Поскольку искусство на данной ступени, изображая внешнее, ставит себе целью оказывать внешнее воздействие, его наиболее общая черта заключается в стремлении к эффекту. Он может быть достигнут, если воспользоваться в качестве средств выражения также и неприятным, напряженным, колоссальным (что, например, часто соблазняло огромный гений Микеланджело), резкими контрастами и т. д. Эффект вообще рассчитан на публику, так что художественное произведение больше не изображает нечто в себе спокойное, удовлетворенное и светлое, а, показывая себя, как бы призывает к себе публику и пытается установить с ней связь лишь способом изображения.
В произведении искусства должны иметься оба элемента — внутреннее спокойствие и обращение к зрителю, однако эти аспекты должны находиться в полном равновесии. Если художественное произведение в строгом стиле всецело замкнуто в себе, не желая обращаться к зрителю, то оно оставляет его холодным. Приближаясь к нему слишком близко, оно нравится, но в нем нет целостности или нравится оно не целостностью и простотой замысла и его воплощения. Это внешнее выражение обретает характер случайного явления и делает само произведение такой случайностью, в которой мы больше не познаем предмет и его обоснованную в самой себе необходимую форму, а познаем поэта и художника с его субъективными намерениями, сотворенное им произведение и проявленное им умение в исполнении. Вследствие этого публика совершенно освобождается от существенного содержания предмета, беседуя посредством произведения только с художником, так как каждый должен усмотреть, чего хотел художник, как хитро и ловко он это исполнил.
Очень лестно быть поставленным в такое положение, при котором становишься причастным к субъективным целям и оценкам художника. Читатель, слушатель или зритель тем сильнее восхищается поэтом, или музыкантом, или художником, удовлетворяя свое тщеславие, чем сильнее произведение искусства приглашает его к этому субъективному художественному суду, открывая ему свои намерения и точки зрения.
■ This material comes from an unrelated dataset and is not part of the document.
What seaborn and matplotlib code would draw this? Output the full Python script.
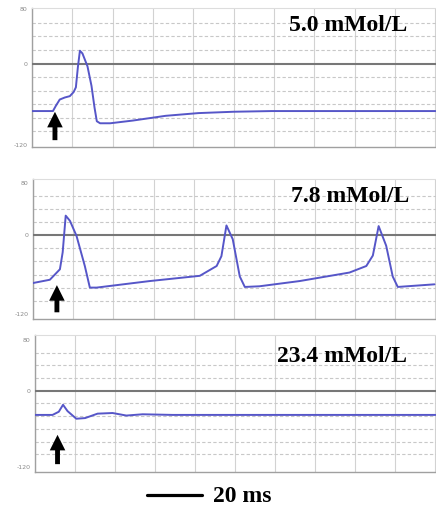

Напротив, в строгом стиле зрителю как бы ничего не предоставляется, воплощенная субстанция содержания строго изгоняет субъективность. Это отталкивание может быть часто только ипохондрией художника, который вкладывает в художественное произведение глубокий смысл, однако, не желая свободно, легко, светло изобразить предмет, намеренно затрудняет его понимание зрителем. Но подобная любовь к таинственности в свою очередь является лишь аффектацией и ложной оппозицией против угодливости.
Французы создают преимущественно произведения льстящие, привлекательные, эффектные, признавая самым важным этот фривольный, угодливый поворот в сторону публики. Они ищут ценность своих произведений в удовлетворении других, которые их интересуют и на которых они хотят произвести впечатление. Особенно резко выделяется это направление в их драматической поэзии. Так, например, Мармонтель рассказывает следующий анекдот о представлении на сцене его пьесы «Тиран Дионисий». Решающим моментом был обращенный к тирану вопрос. Когда приближалась эта важная минута, Клерон, которая должна была задать вопрос, обращаясь к Дионисию, делает шаг вперед к публике, обращаясь тем самым к ней, — и этот шаг решил все, обеспечив одобрение всей пьесы.
Напротив, немцы, слишком настойчиво требуют содержания от художественного произведения. Сам художник удовлетворяется тем, что дал глубокое содержание, не заботясь о публике, которая сама должна подумать, потрудиться и помочь себе так, как она хочет и может.